Gaillard, son historien, qui dit de lui-même : « Voilà ce que sait de M. de Malesherbes l’homme qui l’a le mieux connu et le plus aimé pendant près de cinquante ans dans ses fortunes diverses, » ajoute : « Des écrivains vertueux, mais mal informés, à propos de lui, ont parlé de Socrate, de Platon, de Phocion… s’il fallait absolument le comparer à quelqu’un, je lui trouve surtout des traits de conformité avec le célèbre Thomas Morus, chancelier d’Angleterre… qui, comme M. de Malesherbes, plaisanta jusque sur l’échafaud, et mourut en homme juste et en vrai sage pour sa religion et les lois de son pays. »

Et, à l’appui de ses réflexions, l’auteur raconte cette curieuse anecdote : « Un homme riche qui avait un procès à son tribunal, croyant se le rendre favorable, lui envoya deux flacons d’or, d’un travail recherché. Caton eût tonné contre le corrupteur ; Fabricius eut montré ses légumes et foulé l’or aux pieds ; Sully eut renvoyé les flacons et s’en serait vanté dans ses Mémoires.
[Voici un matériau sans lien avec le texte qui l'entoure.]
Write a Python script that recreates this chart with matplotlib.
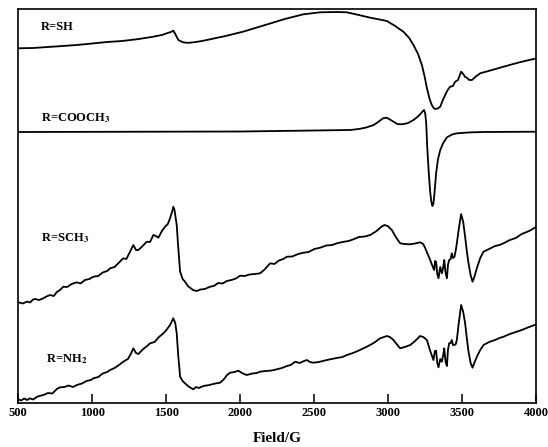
import matplotlib
matplotlib.use("Agg")
import matplotlib.pyplot as plt

plt.rcParams['font.family'] = ['Liberation Serif', 'DejaVu Serif']
plt.rcParams['font.weight'] = 'bold'
plt.rcParams['mathtext.fontset'] = 'stix'

# Field (G) and intensity (a.u., already offset for stacking)
sh_field = [500, 600, 700, 800, 895, 1000, 1100, 1200, 1300, 1400, 1470, 1503, 1530, 1547,
            1560, 1581, 1610, 1640, 1660, 1700, 1750, 1795, 1900, 2018, 2100, 2201, 2300,
            2426, 2539, 2650, 2719, 2800, 2877, 2940, 2989, 3040, 3101, 3140, 3169, 3200,
            3226, 3245, 3260, 3278, 3293, 3305, 3316, 3333, 3350, 3365, 3383, 3400, 3417,
            3435, 3451, 3470, 3480, 3491, 3505, 3518, 3530, 3545, 3564, 3590, 3620, 3700,
            3777, 3880, 4000]
sh_int = [398.7, 399, 400, 401, 402, 403.5, 405, 406, 407.7, 410, 412, 413.7, 415, 416.3,
          413, 407, 404.8, 404.2, 404.3, 405, 406.3, 407.7, 411, 415.3, 419, 423.5, 428,
          432.7, 434.7, 435, 434.7, 432, 429.3, 427.5, 426, 421.5, 415.3, 409, 402, 393,
          382, 370, 358.7, 348, 342, 339, 338, 338.5, 340.3, 346, 352, 357, 360.3,
          361, 365.3, 367, 371, 375.3, 373, 370, 369.3, 367, 367, 370.5, 373.7, 377,
          380.3, 384.5, 388.7]

cooch3_field = [500, 2000, 2741, 2800, 2850, 2900, 2933, 2965, 2989, 3010, 3034, 3060, 3091,
                3130, 3169, 3195, 3214, 3230, 3240, 3248, 3255, 3262, 3272, 3282, 3290, 3297,
                3303, 3310, 3322, 3335, 3350, 3370, 3395, 3430, 3462, 3550, 3642, 4000]
cooch3_int = [315, 315.5, 317, 318, 319.5, 322, 325.3, 328.8, 329.3, 327.5, 325.3, 323, 322.7,
              323.8, 327, 330, 332.7, 335.5, 337, 334, 324, 300, 275, 255, 245, 241,
              243, 252, 273.7, 288, 297, 304, 309.7, 312.5, 313.7, 314.6, 315, 315.3]

sch3_field = [500, 530, 560, 579, 600, 613, 640, 669, 690, 714, 740, 760, 782, 804, 830, 860,
              895, 920, 950, 980, 1007, 1040, 1070, 1100, 1120, 1150, 1180, 1209, 1230, 1250,
              1277, 1295, 1311, 1340, 1368, 1390, 1412, 1430, 1446, 1470, 1491, 1510, 1525,
              1540, 1547, 1555, 1570, 1580, 1593, 1610, 1626, 1645, 1660, 1680, 1705, 1730,
              1760, 1795, 1820, 1850, 1880, 1908, 1940, 1970, 1998, 2030, 2060, 2100, 2133,
              2160, 2201, 2230, 2260, 2290, 2314, 2350, 2390, 2426, 2460, 2500, 2539, 2580,
              2620, 2651, 2690, 2730, 2764, 2800, 2840, 2877, 2920, 2950, 2973, 2995, 3023,
              3050, 3079, 3110, 3147, 3180, 3214, 3235, 3249, 3265, 3282, 3300, 3309, 3315,
              3322, 3330, 3338, 3350, 3361, 3370, 3377, 3385, 3395, 3402, 3410, 3420, 3428,
              3436, 3446, 3455, 3462, 3475, 3491, 3505, 3518, 3530, 3541, 3555, 3568, 3580,
              3597, 3620, 3642, 3680, 3720, 3750, 3777, 3820, 3860, 3900, 3950, 4000]
sch3_int = [144.7, 143.5, 145.5, 144.5, 147.5, 148, 147, 148.7, 150.5, 152, 151, 155, 157,
            160.3, 160, 163, 164.7, 163.5, 167, 168, 170.3, 171, 174.5, 176, 178.7, 180,
            184.5, 188.7, 188, 194, 202, 197, 197, 201, 205.3, 205, 212, 211, 209.3, 216,
            220.3, 223, 228.7, 236, 240.3, 237, 222, 200, 175.3, 168, 165.3, 161, 159.3, 157,
            156, 157.5, 158, 160.3, 161, 164, 163.5, 166, 167, 168.5, 171.3, 171, 172.5, 173,
            173.7, 177, 183.7, 183, 186.5, 188, 190.3, 190.5, 193, 194.3, 195, 198, 199.3,
            201.5, 202, 203.7, 205, 206, 207.7, 210, 210.5, 212, 216, 220, 222, 221, 217,
            210, 203.7, 203, 202.7, 203.5, 204.7, 203, 198.7, 193, 187, 180, 177, 186,
            185.3, 173, 168.7, 180, 173.7, 180, 187, 175, 168.7, 182, 187, 188, 193.7,
            189, 190.3, 197, 203.7, 218, 233, 225, 210.3, 195, 183.7, 172, 165.3, 170,
            178.7, 189, 195.3, 198, 201, 202, 203.7, 207, 209, 213, 216, 220.3]

nh2_field = [500, 520, 540, 560, 579, 600, 630, 669, 700, 730, 760, 782, 810, 840, 870, 895,
             930, 960, 990, 1007, 1040, 1070, 1100, 1120, 1150, 1180, 1209, 1240, 1260, 1277,
             1295, 1311, 1340, 1370, 1390, 1420, 1450, 1480, 1500, 1525, 1547, 1560, 1570,
             1580, 1593, 1610, 1626, 1650, 1682, 1700, 1720, 1750, 1790, 1830, 1863, 1890,
             1910, 1930, 1960, 1987, 2010, 2043, 2080, 2110, 2133, 2170, 2210, 2246, 2280,
             2314, 2340, 2370, 2400, 2430, 2449, 2470, 2493, 2530, 2570, 2606, 2650, 2690,
             2719, 2760, 2800, 2854, 2900, 2944, 2970, 2989, 3010, 3034, 3055, 3079, 3110,
             3147, 3180, 3214, 3235, 3260, 3280, 3304, 3314, 3322, 3330, 3338, 3350, 3361,
             3370, 3377, 3386, 3395, 3402, 3410, 3420, 3428, 3436, 3446, 3455, 3462, 3475,
             3491, 3505, 3518, 3530, 3541, 3555, 3568, 3580, 3597, 3620, 3642, 3680, 3720,
             3750, 3777, 3820, 3860, 3900, 3950, 4000]
nh2_int = [47.7, 46.5, 48.5, 47, 48.7, 47.5, 50.5, 52, 54, 53.5, 58, 59.7, 60, 61.5, 60, 62,
           63.5, 66, 67, 68.7, 70, 73.5, 75, 77, 79, 82, 85.3, 88, 93, 98.7, 94, 93, 97.5,
           101, 103.7, 105, 110, 113.7, 117, 122, 128.7, 124, 113.7, 92, 70.3, 66, 63.7,
           60.5, 57.7, 60, 59, 61, 62, 63.5, 64.3, 68, 72, 74.3, 75, 76.3, 74, 72, 73.5, 74,
           75.3, 76, 76.5, 77.7, 79, 81, 82, 85.3, 84, 86, 87, 85, 84.3, 85, 86.5, 87.7, 89,
           90, 92, 94, 96.5, 100.3, 104, 108.7, 110, 111, 110, 107, 103, 98.7, 100, 102,
           106, 111, 110, 107, 97, 87, 96, 96.3, 84, 79.7, 88, 85.3, 92, 98.7, 85, 81, 97,
           103.7, 104, 107, 102, 102, 103, 107, 124, 142, 135, 123.7, 108, 95.3, 84, 79.3,
           84, 90.3, 97, 102, 105, 107, 109, 110.3, 113, 115, 117, 120, 122.7]

labels = ["R=SH", "R=COOCH$_\\mathbf{3}$", "R=SCH$_\\mathbf{3}$", "R=NH$_\\mathbf{2}$"]
label_field = [650, 650, 650, 690]
label_int = [419.5, 329, 209, 88]

xticks = [500, 1000, 1500, 2000, 2500, 3000, 3500, 4000]

fig = plt.figure(figsize=(5.48, 4.47), dpi=100)
ax = fig.add_axes([0.0334, 0.0984, 0.9456, 0.8808])

for f, i in [(sh_field, sh_int), (cooch3_field, cooch3_int),
             (sch3_field, sch3_int), (nh2_field, nh2_int)]:
    ax.plot(f, i, color='black', lw=1.3)

for t, fx, iy in zip(labels, label_field, label_int):
    ax.text(fx, iy, t, fontsize=9, fontweight='bold', va='center', ha='left')

ax.set_xlim(500, 4000)
ax.set_ylim(44, 437.7)
ax.set_xticks(xticks)
ax.set_xticklabels([str(v) for v in xticks], fontsize=9, fontweight='bold')
ax.set_yticks([])
ax.tick_params(axis='x', direction='in', length=6.5, width=1.1, pad=3)
for s in ax.spines.values():
    s.set_linewidth(1.2)
ax.set_xlabel("Field/G", fontsize=11, fontweight='bold', labelpad=9)

fig.savefig("out.png", dpi=100)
Morus ne fit rien de tout cela ; il fit remplir les flacons d’un vin exquis et les remit au commissionnaire en lui disant :

« Mon ami, dis à ton maitre que, s’il trouve mon vin bon, il peut en envoyer chercher tant qu’il voudra !! »


  1. Notice, en tête de la Correspondance.
  2. Notice historique extraite du Magasin Encyclopédique, 2e édit. sans date, 3e en 1806.
  3. Gilbert, Mon apologie.
  4. Vie et éloge de Malesherbes, 1806.